Elad Roisman, one of five members of the Securities and Exchange Commission’s board, has announced his intention to resign from the government agency.
In a Monday announcement, Roisman said he had sent a letter to President Joe Biden informing him of his decision to leave the SEC by the end of January 2022. The SEC commissioner said he would continue working with his colleagues “to further our mission of protecting investors, maintaining fair, orderly and efficient markets, and facilitating capital formation” until his departure.
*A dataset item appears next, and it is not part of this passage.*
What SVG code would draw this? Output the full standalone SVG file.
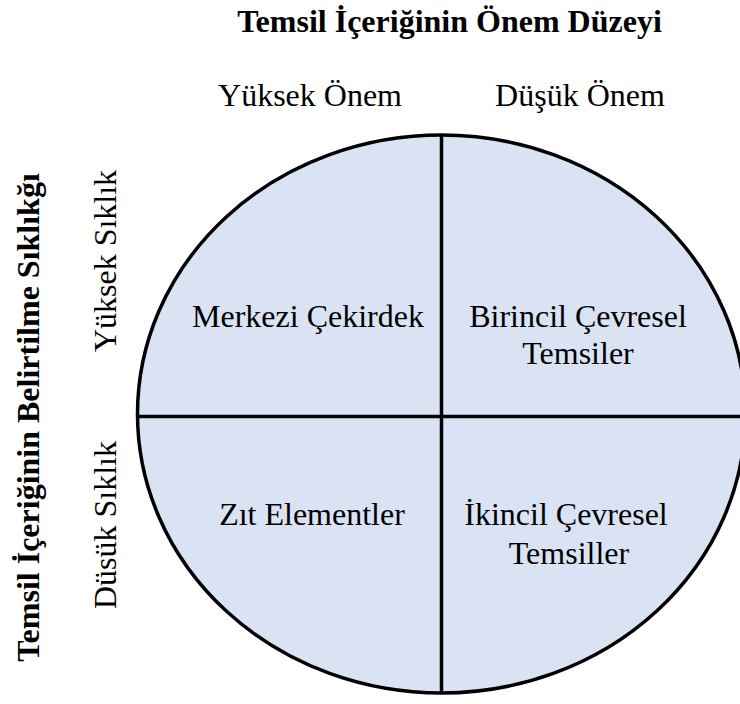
<svg xmlns="http://www.w3.org/2000/svg" width="740" height="704" viewBox="0 0 740 704">
  <style>
    text { font-family: "Liberation Serif", "Times New Roman", serif; fill: #000; }
    .b { font-weight: bold; font-size: 32px; }
    .r { font-size: 32px; }
    .m { text-anchor: middle; }
    .line { stroke: #000; stroke-width: 3.5; fill: none; }
  </style>
  <rect width="740" height="704" fill="#fff"/>
  <g id="circle">
    <ellipse cx="441.5" cy="414" rx="304" ry="279" fill="#DAE3F3" stroke="#000" stroke-width="3.5"/>
  </g>
  <g id="connectors">
    <line class="line" x1="441.5" y1="135" x2="441.5" y2="693"/>
    <line class="line" x1="138" y1="416.5" x2="746" y2="416.5"/>
  </g>
  <g id="title-top"><text class="b m" x="449.5" y="32">Temsil İçeriğinin Önem Düzeyi</text></g>
  <g id="col-high"><text class="r m" x="310" y="106">Yüksek Önem</text></g>
  <g id="col-low"><text class="r m" x="580" y="106">Düşük Önem</text></g>
  <g id="title-left"><text class="b m" transform="translate(39,417.5) rotate(-90)">Temsil İçeriğinin Belirtilme Sıklıkğı</text></g>
  <g id="row-high"><text class="r m" transform="translate(116,261) rotate(-90)">Yüksek Sıklık</text></g>
  <g id="row-low"><text class="r m" transform="translate(116,525) rotate(-90)">Düsük Sıklık</text></g>
  <g id="q1"><text class="r m" x="308" y="327">Merkezi Çekirdek</text></g>
  <g id="q2"><text class="r m" x="578" y="327">Birincil Çevresel</text><text class="r m" x="578" y="364">Temsiler</text></g>
  <g id="q3"><text class="r m" x="312" y="525">Zıt Elementler</text></g>
  <g id="q4"><text class="r m" x="566" y="525">İkincil Çevresel</text><text class="r m" x="569" y="564">Temsiller</text></g>
</svg>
Roisman was sworn into office in September 2018 under the previous administration and served as acting SEC chair from December 2020 to January 2021, when he was replaced by commissioner Allison Herren Lee. His term was originally set to expire in 2023. Gary Gensler has served as the agency’s chairperson following his confirmation in the Senate in April 2021.
Commissioner Roisman's work has benefited investors, the capital markets, the SEC, and our nation. I cannot overstate the privilege of serving alongside someone so humble, hard-working, patriotic, and principled. https://t.co/TjoKymy12U— Hester Peirce (@HesterPeirce) December 20, 2021
During his time at the SEC, Roisman was considered by many to be an ally of the crypto industry for seemingly favorable positions in regulating digital assets. During his time as chief counsel of the U.S. Senate Banking Committee, Roisman said the SEC should “examine and re-examine its rules, regulations and guidelines” when it came to emerging technologies including crypto and blockchain.
More recently, Roisman co-signed a letter with SEC commissioner Hester Peirce, known by many as Crypto Mom, criticizing Gensler for not providing clarification on crypto in the agency’s regulatory agenda. The pair claimed that the SEC being unable to formulate investor rules in the digital asset space “emboldens fraudsters and hinders conscientious participants who want to comply with the law.”
Any change to the SEC leadership could potentially impact regulation and enforcement of the crypto space. Currently, the SEC, Commodity and Futures Trading Commission, and Financial Crimes Enforcement Network handle digital asset regulation in the United States, but each with different jurisdictional claims, resulting in a patchwork approach that crypto firms must navigate to legally operate.